Much of this document is focused on aspects specific to the browser and the Web Platform. While cookies straddle that line — being most commonly experienced in the context of the Web Platform, but also possible to use in purely HTTP-based exchanges (like APIs) — the fact that they have one (very large) foot in the Web means we have to do better.
However, other uses may not touch on the browser at all, and it might be reasonable to use the PSL. For example, some use cases make use of the PSL to determine whether or not to ‘linkify’ a given string, like my.simple.example
. Strictly speaking, what these use cases are after is having a list of all valid TLDs - the Root Zone Database - and it just so happens that the PSL has a full copy of the RZD within it. Switching to just the Root Zone Database would be far more preferable here, but using the PSL is not all doom and gloom compared to the Web.
Another use of the PSL in non-browser cases tends to be about associating reputation. For example, if malicious content is found on a site, what’s the appropriate level to show and display a warning — for that origin, or for all domains associated with that entity?
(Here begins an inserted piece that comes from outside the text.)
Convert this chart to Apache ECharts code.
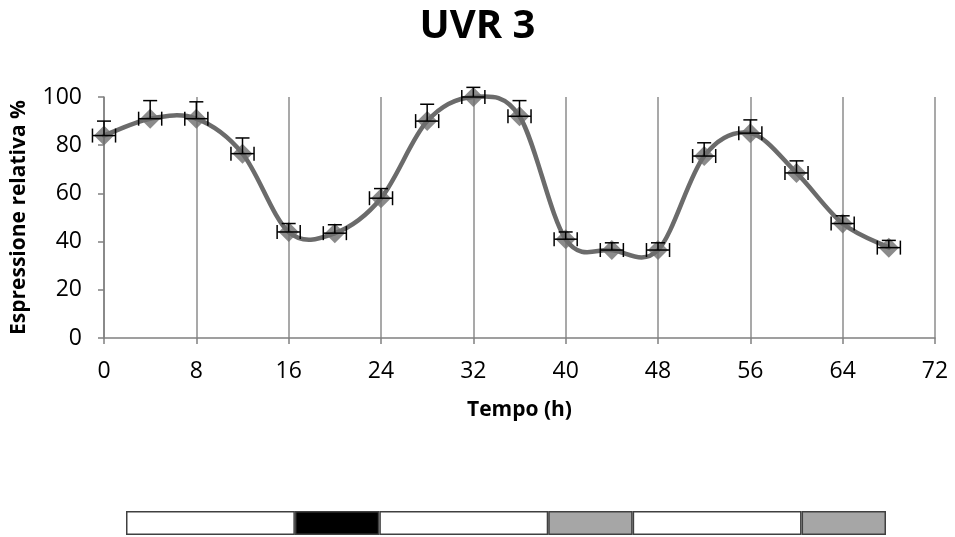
<!DOCTYPE html>
<html>
<head>
<meta charset="utf-8">
<script src="https://cdn.jsdelivr.net/npm/echarts@6/dist/echarts.min.js"></script>
<style>html,body{margin:0;padding:0;background:#fff}#c{width:955px;height:537px}</style>
</head>
<body>
<div id="c"></div>
<script>
const hours = [0, 4, 8, 12, 16, 20, 24, 28, 32, 36, 40, 44, 48, 52, 56, 60, 64, 68];
const expression = [84, 91, 91, 76.5, 44, 43.5, 58, 90, 100, 92, 41, 36.5, 36.5, 75.5, 85, 68.5, 47.5, 37.5];
const errorUp = [6, 7.5, 7, 6.5, 3.5, 3.5, 4, 7, 4, 6.5, 3, 3, 3, 5.5, 5.5, 5, 3.2, 3];
const errorTime = 1;
const lightSegments = [16, 8, 16, 8, 16, 8];
const lightColors = ['#ffffff', '#000000', '#ffffff', '#a6a6a6', '#ffffff', '#a6a6a6'];

const font = '"Open Sans", "Liberation Sans", sans-serif';
const chart = echarts.init(document.getElementById('c'), null, {renderer: 'canvas'});

const lineData = hours.map((h, i) => [h, expression[i]]);
const errData = hours.map((h, i) => [h, expression[i], errorUp[i]]);
const n = hours.length;

const barSeries = lightSegments.map((w, i) => ({
  type: 'bar', xAxisIndex: 1, yAxisIndex: 1, stack: 'light',
  data: [w], barWidth: '100%', silent: true,
  itemStyle: {color: lightColors[i], borderColor: '#404040', borderWidth: 1.5}
}));

chart.setOption({
  animation: false,
  title: {
    text: 'UVR 3', left: 'center', top: 2,
    textStyle: {fontFamily: font, fontWeight: 'bold', fontSize: 40, color: '#000'}
  },
  grid: [
    {left: 104, right: 20, top: 97, bottom: 199},
    {left: 126, width: 760, top: 511, height: 24}
  ],
  xAxis: [{
    type: 'value', min: 0, max: 72, interval: 8, gridIndex: 0,
    name: 'Tempo (h)', nameLocation: 'middle', nameGap: 62,
    nameTextStyle: {fontFamily: font, fontWeight: 'bold', fontSize: 21, color: '#000'},
    axisLine: {show: true, onZero: false, lineStyle: {color: '#808080', width: 1.5}},
    axisTick: {show: true, length: 6, lineStyle: {color: '#808080', width: 1.5}},
    axisLabel: {fontFamily: font, fontSize: 23, color: '#000', margin: 22},
    splitLine: {show: true, lineStyle: {color: '#8c8c8c', width: 1.5}}
  }, {
    type: 'value', min: 0, max: 72, gridIndex: 1, show: false
  }],
  yAxis: [{
    type: 'value', min: 0, max: 100, interval: 20, gridIndex: 0,
    name: 'Espressione relativa %', nameLocation: 'middle', nameGap: 74, nameRotate: 90,
    nameTextStyle: {fontFamily: font, fontWeight: 'bold', fontSize: 21, color: '#000'},
    axisLine: {show: true, lineStyle: {color: '#808080', width: 1.5}},
    axisTick: {show: true, length: 6, lineStyle: {color: '#808080', width: 1.5}},
    axisLabel: {fontFamily: font, fontSize: 23, color: '#000', margin: 22},
    splitLine: {show: false}
  }, {
    type: 'category', data: ['a'], gridIndex: 1, show: false
  }],
  series: [{
    type: 'custom', data: lineData, z: 2, clip: false,
    renderItem: function (params, api) {
      const i = params.dataIndex;
      if (i >= n - 1) return null;
      const p = k => {
        const j = Math.max(0, Math.min(n - 1, k));
        return api.coord([hours[j], expression[j]]);
      };
      const p0 = p(i - 1), p1 = p(i), p2 = p(i + 1), p3 = p(i + 2);
      const f = 1 / 6;
      return {
        type: 'bezierCurve',
        shape: {
          x1: p1[0], y1: p1[1], x2: p2[0], y2: p2[1],
          cpx1: p1[0] + (p2[0] - p0[0]) * f, cpy1: p1[1] + (p2[1] - p0[1]) * f,
          cpx2: p2[0] - (p3[0] - p1[0]) * f, cpy2: p2[1] - (p3[1] - p1[1]) * f
        },
        style: {stroke: '#6b6b6b', lineWidth: 4.5, fill: null, lineCap: 'round'}
      };
    }
  }, {
    type: 'scatter', data: lineData, z: 3,
    symbol: 'diamond', symbolSize: 20,
    itemStyle: {color: '#6e6e6e'}
  }, {
    type: 'custom', data: errData, z: 5, clip: false,
    renderItem: function (params, api) {
      const t = api.value(0), v = api.value(1), e = api.value(2);
      const c = api.coord([t, v]);
      const top = api.coord([t, v + e]);
      const l = api.coord([t - errorTime, v]);
      const r = api.coord([t + errorTime, v]);
      const cap = 7;
      const st = {stroke: '#000', lineWidth: 1.5};
      return {type: 'group', children: [
        {type: 'line', shape: {x1: c[0], y1: c[1], x2: top[0], y2: top[1]}, style: st},
        {type: 'line', shape: {x1: top[0] - cap, y1: top[1], x2: top[0] + cap, y2: top[1]}, style: st},
        {type: 'line', shape: {x1: l[0], y1: l[1], x2: r[0], y2: r[1]}, style: st},
        {type: 'line', shape: {x1: l[0], y1: l[1] - cap, x2: l[0], y2: l[1] + cap}, style: st},
        {type: 'line', shape: {x1: r[0], y1: r[1] - cap, x2: r[0], y2: r[1] + cap}, style: st}
      ]};
    }
  }].concat(barSeries)
});
</script>
</body>
</html>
This is functionally an example of the resource management issue, which adversaries can game by adding themselves to the list, thus causing it to seem as if domains are different operating entities when they’re the same, but is crucial for having ‘good’ actors, such as amazonaws.com
or appspot.com
highlight/disclaim responsibility. It’s been known that the PSL syntax is not expressive enough to handle how entities manage their domains today, such as Amazon and S3 buckets, but it’s what people are used to. The solutions here are going to vary based on the specific problem, but solutions like DNS-based assertions might be more viable and suited for the task.
1: This is slightly fuzzy, for example, when taking to account that the default port may be omitted from the URL but still be semantically equivalent.